Commodities-related revenue at the 12 biggest investment banks tumbled 40 percent in the first three months of the year as lenders cut exposure to the oil and industrial metals sectors, a consultancy said on Tuesday. First-quarter revenue from commodity trading, selling derivatives to investors and other activities in the sector slid to $1.1 billion from $1.8 billion in the same period of 2015, financial industry analytics firm Coalition said.
"Oil and base metals underperformed as concerns on the outlook for the energy sector curtailed banks' risk appetite," Coalition said in a report. "Precious metals performed significantly better following increased investor demand." Both oil and base metals prices were volatile in the first quarter, slumping to multi-year lows before rebounding.

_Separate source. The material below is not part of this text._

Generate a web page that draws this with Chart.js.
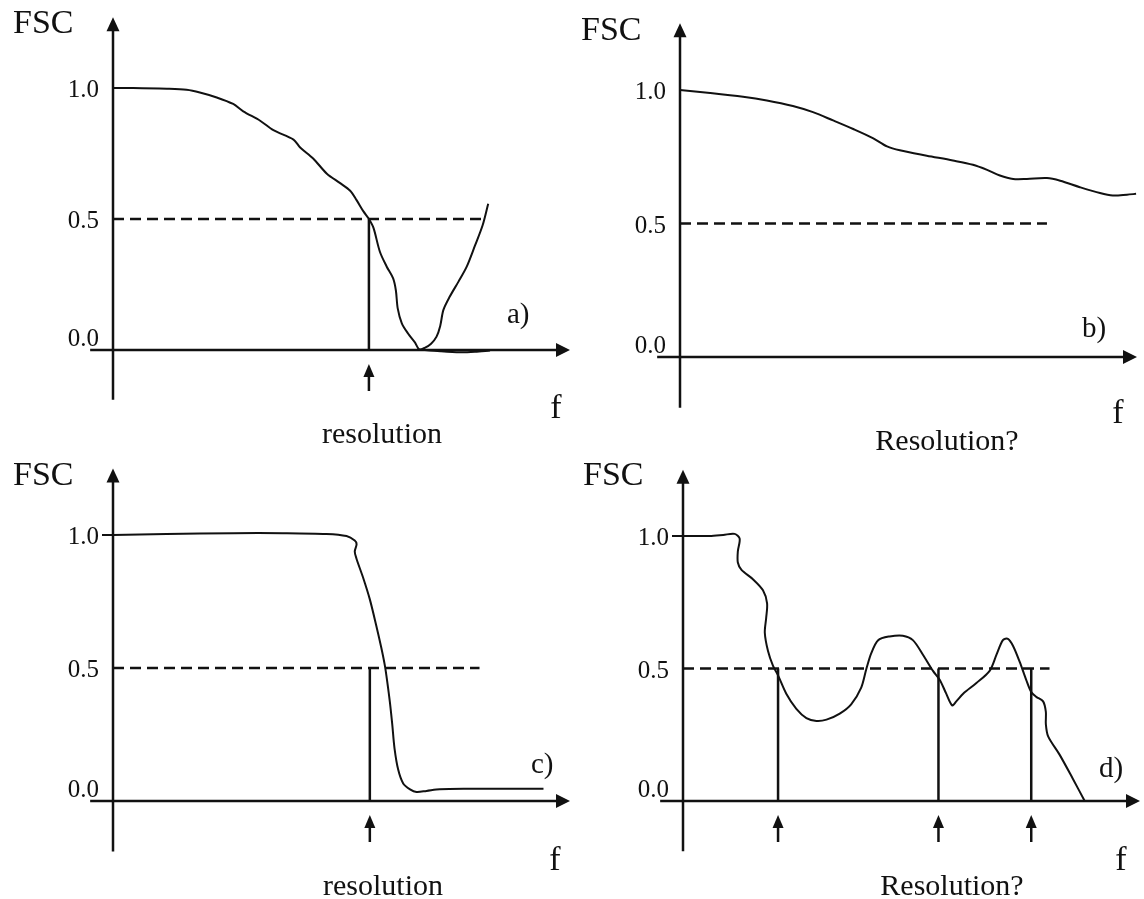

US oil prices crashed below $27 a barrel on January 20 for the first time since 2003 but ended the quarter near $40. Benchmark copper prices hit a 6-1/2 year low of $4,318 a tonne on January 15 before climbing 12 percent to end the quarter at $4,847, or a rise of 3 percent from the end of 2015. In contrast, spot gold rallied 16 percent in the first three months of the year, locking in its biggest quarterly rise in nearly 30 years.
The gold surge was driven by concerns about global growth, which battered equities and sparked a wave of safe-haven buying. In 2015, the banks' commodities revenue dropped 18 percent, mainly due to slow business in metals and investor products, and also reflecting a return to more normal turnover in the power and gas markets after the previous year's surge.